O presidente Lula nega que já tenha decidido criar uma nova estatal para administrar a exploração do petróleo do chamado pré-sal, a 7 mil metros de profundidade e a mais de 200 quilômetros da costa. Segundo ele, a questão continua em discussão no governo. É certo, de toda forma, que o setor terá um segundo marco regulatório. O atual, que data de 1997, ficará restrito às reservas que se poderiam chamar de convencionais e para os 11 blocos em águas ultraprofundas já licitados. Nele, a União, por meio da Agência Nacional do Petróleo (ANP), concede a exploração em troca de royalties e participações. O outro modelo previsto é o da partilha de produção, em que o lucro é dividido em partes desiguais entre o Estado e as empresas escolhidas. Lula não se cansa de afirmar que as riquezas do pré-sal servirão para financiar a educação e "acabar definitivamente com a pobreza".
Ou seja, o presidente cujo mandato termina em 2010 já sabe onde gastar os lucros que não sabe de quanto serão, de uma operação de extrema complexidade que ninguém sabe quando começará, nem o que custará, muito menos como será financiada - e se terá o sucesso desejado. Mas o circo do pré-sal já está armado. No dia 2 de setembro, ao que se divulgou, Lula se exibirá ao País com as mãos sujas do óleo do Campo de Jubarte. Pouco importa que se trate de uma extração experimental. O que lhe importa, para fazer de quem queira o seu sucessor, é aparecer e reaparecer como o responsável pela criação de uma riqueza de proporções fenomenais, que, nas suas palavras, "acabará definitivamente com a pobreza" no Brasil. Assombra a desenvoltura com que o presidente se põe a manipular uma questão desse calibre no mais estratégico dos setores - o da energia - em qualquer nação do mundo.
Além disso, e não bastasse a irresponsabilidade de dar como inexorável o advento de uma realidade redentora que durante anos permanecerá confinada à esfera das expectativas, o governo parece absolutamente seguro de que não ficará à míngua de parceiros privados, mesmo com o retrocesso embutido na mudança do marco regulatório. Sem mencionar que Lula poderá, finalmente, decidir pela criação de uma estatal nos moldes da norueguesa Petoro, como controladora dos contratos de exploração do pré-sal e instrumento de gestão da riqueza petrolífera. Na verdade, o Planalto não tem a mais remota idéia de quais serão os efeitos de uma coisa e outra sobre os potenciais investidores estrangeiros e as empresas que têm operado no Brasil, nos últimos anos, em parcerias com a Petrobrás, no bem-sucedido regime de concessões.
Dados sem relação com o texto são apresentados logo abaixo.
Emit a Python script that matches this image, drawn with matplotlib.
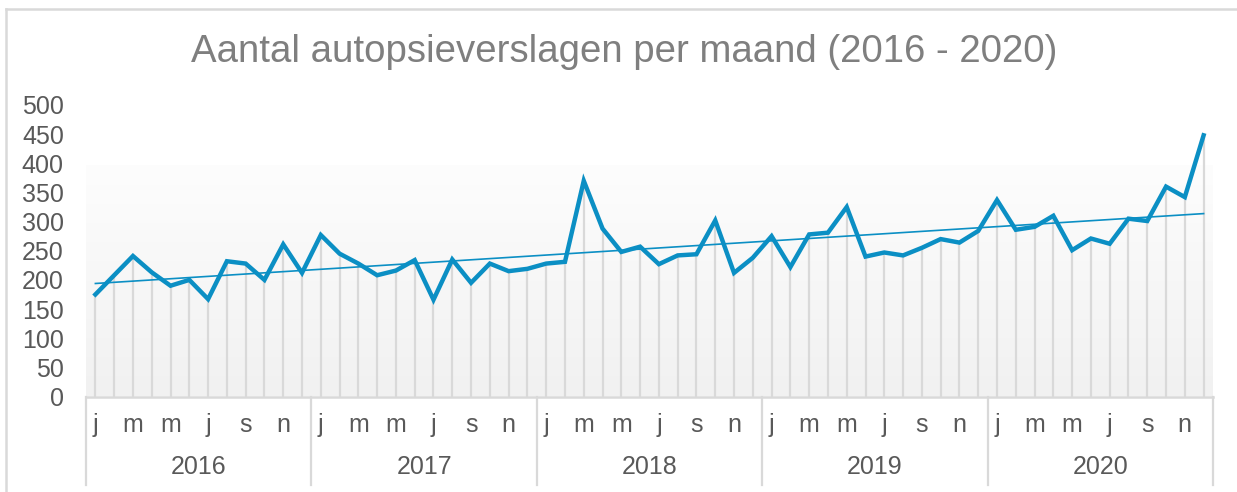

Esse modelo foi o que tornou possível elevar de 5% para 11% a participação do setor no PIB nacional. A retração é cenário possível - se não provável.
Tanto pior. Se o pré-sal for de fato o que se augura, com os desafios operacionais comensuráveis, o custo de sua exploração excederá a capacidade de o governo comparecer com os recursos próprios requeridos, a menos que ponha todos os ovos no mesmo cesto. A estatal norueguesa Petoro, que seria o modelo para uma eventual Petrosal, começou a operar com recursos substanciais herdados de um fundo de petróleo. Graças a isso, desde sempre teve condições de bancar a sua parte nos empreendimentos com as multinacionais a que se associou. O Planalto poderia emitir títulos lastreados nas riquezas a serem exploradas. Nessa hipótese, porém, os recursos obtidos com a securitização das reservas do pré-sal teriam de ser usados só para financiar a exploração e a produção do petróleo - e o governo, durante longo tempo, não poderia dispor à vontade dos tesouros que espera tirar de profundezas abissalmente maiores do que aquelas em que jaz o petróleo da Noruega.
O dilema simplesmente não existiria se, com eventuais ajustes no modelo em vigor, a Petrobrás assumisse o pré-sal, com a competência conhecida, sob o controle da Agência Nacional do Petróleo. Mas, ao que se informa, Lula não quer aumentar a lucratividade dos acionistas privados da empresa, sob a alegação, entre outras, de serem americanos a maioria deles. Se esse é o problema, nada mais simples, no entanto, do que aumentar a níveis "seguros" - de 40% para 60% - a participação do Estado na estrutura acionária da empresa. Para tanto, basta uma assembléia de acionistas. E o Tesouro continuará a se beneficiar dos ganhos da Petrobrás.